── Provided records ──
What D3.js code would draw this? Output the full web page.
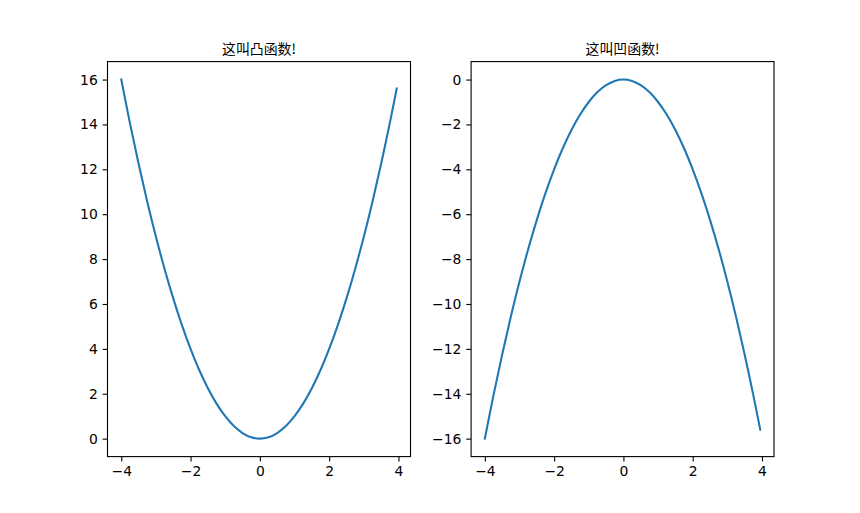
<!DOCTYPE html>
<meta charset="utf-8">
<script src="https://d3js.org/d3.v7.min.js"></script>
<style>
  body { margin: 0; background: #fff; }
  text { font-family: "DejaVu Sans", sans-serif; }
</style>
<div id="chart"></div>
<script>

// x values
var xValues = [-4, -3.75, -3.5, -3.25, -3, -2.75, -2.5, -2.25, -2, -1.75, -1.5, -1.25, -1, -0.75, -0.5, -0.25,
               0, 0.25, 0.5, 0.75, 1, 1.25, 1.5, 1.75, 2, 2.25, 2.5, 2.75, 3, 3.25, 3.5, 3.75, 3.95];
// left panel curve
var convexValues = [16, 14.06, 12.25, 10.56, 9, 7.56, 6.25, 5.06, 4, 3.06, 2.25, 1.56, 1, 0.56, 0.25, 0.06,
                    0, 0.06, 0.25, 0.56, 1, 1.56, 2.25, 3.06, 4, 5.06, 6.25, 7.56, 9, 10.56, 12.25, 14.06, 15.6];
// right panel curve
var concaveValues = [-16, -14.06, -12.25, -10.56, -9, -7.56, -6.25, -5.06, -4, -3.06, -2.25, -1.56, -1, -0.56, -0.25, -0.06,
                     0, -0.06, -0.25, -0.56, -1, -1.56, -2.25, -3.06, -4, -5.06, -6.25, -7.56, -9, -10.56, -12.25, -14.06, -15.6];

var titles = ["这叫凸函数!", "这叫凹函数!"];
var xTicks = [-4, -2, 0, 2, 4];
var convexTicks = [0, 2, 4, 6, 8, 10, 12, 14, 16];
var concaveTicks = [-16, -14, -12, -10, -8, -6, -4, -2, 0];

var width = 860, height = 513;
var plotTop = 61.6, plotBottom = 456.6;
var panels = [
  {left: 107.5, right: 410.5, ys: convexValues, ticks: convexTicks, title: titles[0]},
  {left: 471.1, right: 774, ys: concaveValues, ticks: concaveTicks, title: titles[1]}
];

var svg = d3.select("#chart")
  .append("svg")
    .attr("width", width)
    .attr("height", height);

var fmt = function(d) { return String(d).replace("-", "\u2212"); };

panels.forEach(function(p) {
  var ext = d3.extent(p.ys);
  var pad = (ext[1] - ext[0]) * 0.05;
  var xExt = d3.extent(xValues);
  var xPad = (xExt[1] - xExt[0]) * 0.05;

  var x = d3.scaleLinear()
    .domain([xExt[0] - xPad, xExt[1] + xPad])
    .range([p.left, p.right]);
  var y = d3.scaleLinear()
    .domain([ext[0] - pad, ext[1] + pad])
    .range([plotBottom, plotTop]);

  var data = xValues.map(function(v, i) { return {x: v, y: p.ys[i]}; });

  svg.append("path")
    .datum(data)
    .attr("d", d3.line()
      .x(function(d) { return x(d.x); })
      .y(function(d) { return y(d.y); })
      .curve(d3.curveCatmullRom))
    .attr("fill", "none")
    .attr("stroke", "#1f77b4")
    .attr("stroke-width", 2.08)
    .attr("stroke-linecap", "square");

  var xAxis = svg.append("g")
    .attr("transform", "translate(0," + plotBottom + ")")
    .call(d3.axisBottom(x).tickValues(xTicks).tickFormat(fmt).tickSizeInner(4.86).tickSizeOuter(0).tickPadding(4.2));
  var yAxis = svg.append("g")
    .attr("transform", "translate(" + p.left + ",0)")
    .call(d3.axisLeft(y).tickValues(p.ticks).tickFormat(fmt).tickSizeInner(4.86).tickSizeOuter(0).tickPadding(4.86));

  [xAxis, yAxis].forEach(function(a) {
    a.select(".domain").remove();
    a.selectAll("line").attr("stroke", "#000").attr("stroke-width", 1.1);
    a.selectAll("text")
      .attr("font-family", "DejaVu Sans")
      .attr("font-size", "13.9px")
      .attr("fill", "#000");
  });

  // frame
  svg.append("rect")
    .attr("x", p.left)
    .attr("y", plotTop)
    .attr("width", p.right - p.left)
    .attr("height", plotBottom - plotTop)
    .attr("fill", "none")
    .attr("stroke", "#000")
    .attr("stroke-width", 1.1);

  svg.append("text")
    .attr("x", (p.left + p.right) / 2)
    .attr("y", plotTop - 8)
    .attr("text-anchor", "middle")
    .style("font-family", "'Noto Sans CJK SC'")
    .attr("font-size", "13.9px")
    .attr("fill", "#000")
    .text(p.title);
});

</script>
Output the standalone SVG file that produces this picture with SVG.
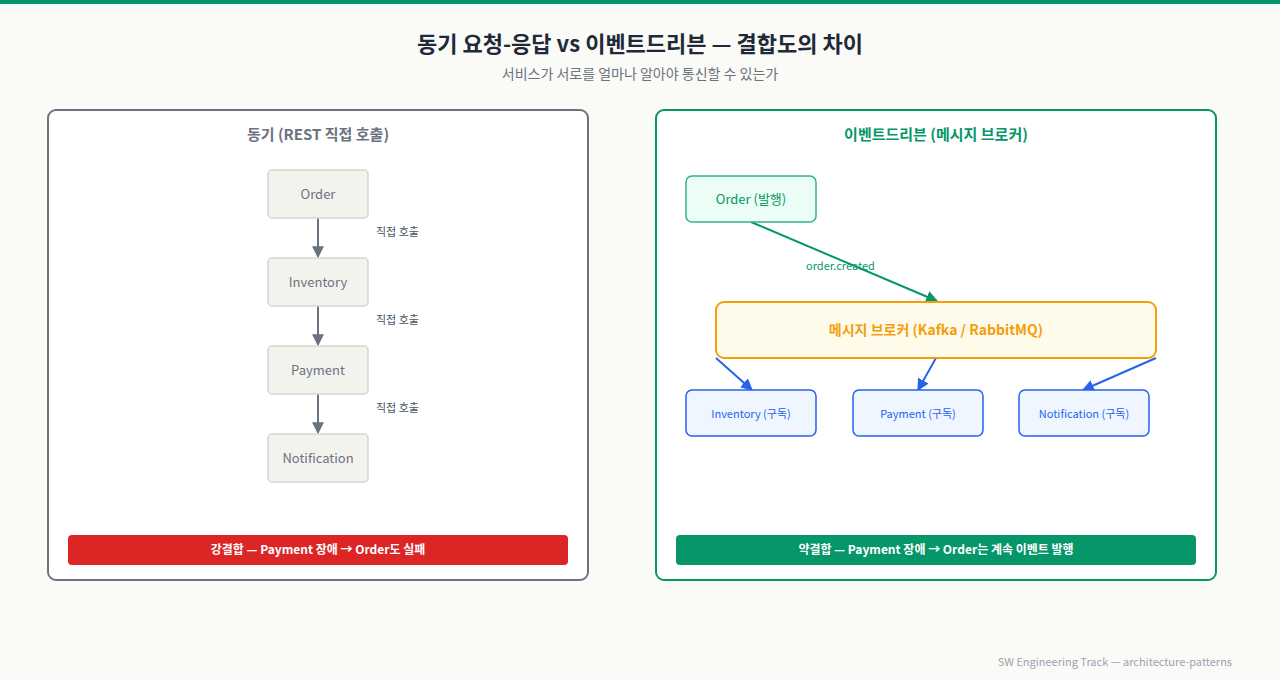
<svg xmlns="http://www.w3.org/2000/svg" width="1280" height="680" viewBox="0 0 1280 680">
<defs>
<style>
text{font-family:"Noto Sans CJK KR","Noto Sans",sans-serif;}
.title{font-size:22px;font-weight:700;fill:#1f2937;text-anchor:middle;}
.sub{font-size:14px;fill:#6b7280;text-anchor:middle;}
.ptitle{font-size:15px;font-weight:700;text-anchor:middle;}
.snode rect{fill:#f3f3ee;stroke:#d6d6d3;stroke-width:1.5;}
.snode text{font-size:13px;fill:#6b7280;text-anchor:middle;}
.elabel{font-size:11px;fill:#4b5563;}
.sub-node rect{fill:#eff6ff;stroke:#2563eb;stroke-width:1.5;}
.sub-node text{font-size:11px;fill:#2563eb;text-anchor:middle;}
.bar text{font-size:12px;font-weight:700;fill:#ffffff;text-anchor:middle;}
</style>
<marker id="ag" viewBox="0 0 10 10" refX="9" refY="5" markerWidth="6" markerHeight="6" orient="auto" markerUnits="strokeWidth"><path d="M0,0 L10,5 L0,10 z" fill="#6b7280"/></marker>
<marker id="agr" viewBox="0 0 10 10" refX="9" refY="5" markerWidth="6" markerHeight="6" orient="auto" markerUnits="strokeWidth"><path d="M0,0 L10,5 L0,10 z" fill="#059669"/></marker>
<marker id="ab" viewBox="0 0 10 10" refX="9" refY="5" markerWidth="6" markerHeight="6" orient="auto" markerUnits="strokeWidth"><path d="M0,0 L10,5 L0,10 z" fill="#2563eb"/></marker>
</defs>
<rect x="0" y="0" width="1280" height="680" fill="#fafaf7"/>
<rect x="0" y="0" width="1280" height="4" fill="#059669"/>
<text class="title" x="640" y="52">동기 요청-응답 vs 이벤트드리븐 — 결합도의 차이</text>
<text class="sub" x="640" y="79">서비스가 서로를 얼마나 알아야 통신할 수 있는가</text>

<g id="panel-sync">
<rect x="48" y="110" width="540" height="470" rx="8" fill="#ffffff" stroke="#6b7280" stroke-width="2"/>
<text class="ptitle" x="318" y="140" fill="#6b7280">동기 (REST 직접 호출)</text>
</g>
<g id="panel-event">
<rect x="656" y="110" width="560" height="470" rx="8" fill="#ffffff" stroke="#059669" stroke-width="2"/>
<text class="ptitle" x="936" y="140" fill="#059669">이벤트드리븐 (메시지 브로커)</text>
</g>

<g id="connectors">
<line x1="318" y1="218" x2="318" y2="257" stroke="#6b7280" stroke-width="2" marker-end="url(#ag)"/>
<line x1="318" y1="306" x2="318" y2="345" stroke="#6b7280" stroke-width="2" marker-end="url(#ag)"/>
<line x1="318" y1="394" x2="318" y2="433" stroke="#6b7280" stroke-width="2" marker-end="url(#ag)"/>
<text class="elabel" x="376" y="236">직접 호출</text>
<text class="elabel" x="376" y="324">직접 호출</text>
<text class="elabel" x="376" y="412">직접 호출</text>
<line x1="751" y1="222" x2="937" y2="301" stroke="#059669" stroke-width="2" marker-end="url(#agr)"/>
<text x="806" y="270" font-size="11" fill="#059669">order.created</text>
<line x1="716" y1="358" x2="752" y2="390" stroke="#2563eb" stroke-width="2" marker-end="url(#ab)"/>
<line x1="936" y1="358" x2="918" y2="390" stroke="#2563eb" stroke-width="2" marker-end="url(#ab)"/>
<line x1="1156" y1="358" x2="1083" y2="390" stroke="#2563eb" stroke-width="2" marker-end="url(#ab)"/>
</g>

<g id="s-order" class="snode"><rect x="268" y="170" width="100" height="48" rx="4"/><text x="318" y="199">Order</text></g>
<g id="s-inventory" class="snode"><rect x="268" y="258" width="100" height="48" rx="4"/><text x="318" y="287">Inventory</text></g>
<g id="s-payment" class="snode"><rect x="268" y="346" width="100" height="48" rx="4"/><text x="318" y="375">Payment</text></g>
<g id="s-notification" class="snode"><rect x="268" y="434" width="100" height="48" rx="4"/><text x="318" y="463">Notification</text></g>

<g id="e-order"><rect x="686" y="176" width="130" height="46" rx="6" fill="#ecfdf5" stroke="#34b38a" stroke-width="1.5"/><text x="751" y="204" font-size="13" fill="#059669" text-anchor="middle">Order (발행)</text></g>
<g id="broker"><rect x="716" y="302" width="440" height="56" rx="8" fill="#fffbeb" stroke="#f59e0b" stroke-width="2"/><text x="936" y="335" font-size="14" font-weight="700" fill="#f59e0b" text-anchor="middle">메시지 브로커 (Kafka / RabbitMQ)</text></g>
<g id="e-inventory" class="sub-node"><rect x="686" y="390" width="130" height="46" rx="6"/><text x="751" y="418">Inventory (구독)</text></g>
<g id="e-payment" class="sub-node"><rect x="853" y="390" width="130" height="46" rx="6"/><text x="918" y="418">Payment (구독)</text></g>
<g id="e-notification" class="sub-node"><rect x="1019" y="390" width="130" height="46" rx="6"/><text x="1084" y="418">Notification (구독)</text></g>

<g id="bar-sync" class="bar"><rect x="68" y="535" width="500" height="30" rx="4" fill="#dc2626"/><text x="318" y="554">강결합 — Payment 장애 → Order도 실패</text></g>
<g id="bar-event" class="bar"><rect x="676" y="535" width="520" height="30" rx="4" fill="#059669"/><text x="936" y="554">약결합 — Payment 장애 → Order는 계속 이벤트 발행</text></g>

<text x="1232" y="666" font-size="11" fill="#9ca3af" text-anchor="end">SW Engineering Track — architecture-patterns</text>
</svg>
───
__What is asked__: Pick out and copy the lines of the entries that hold the string "this".

__Worked answer__:
What D3.js code would draw this? Output the full web page.
Output the standalone SVG file that produces this picture with SVG.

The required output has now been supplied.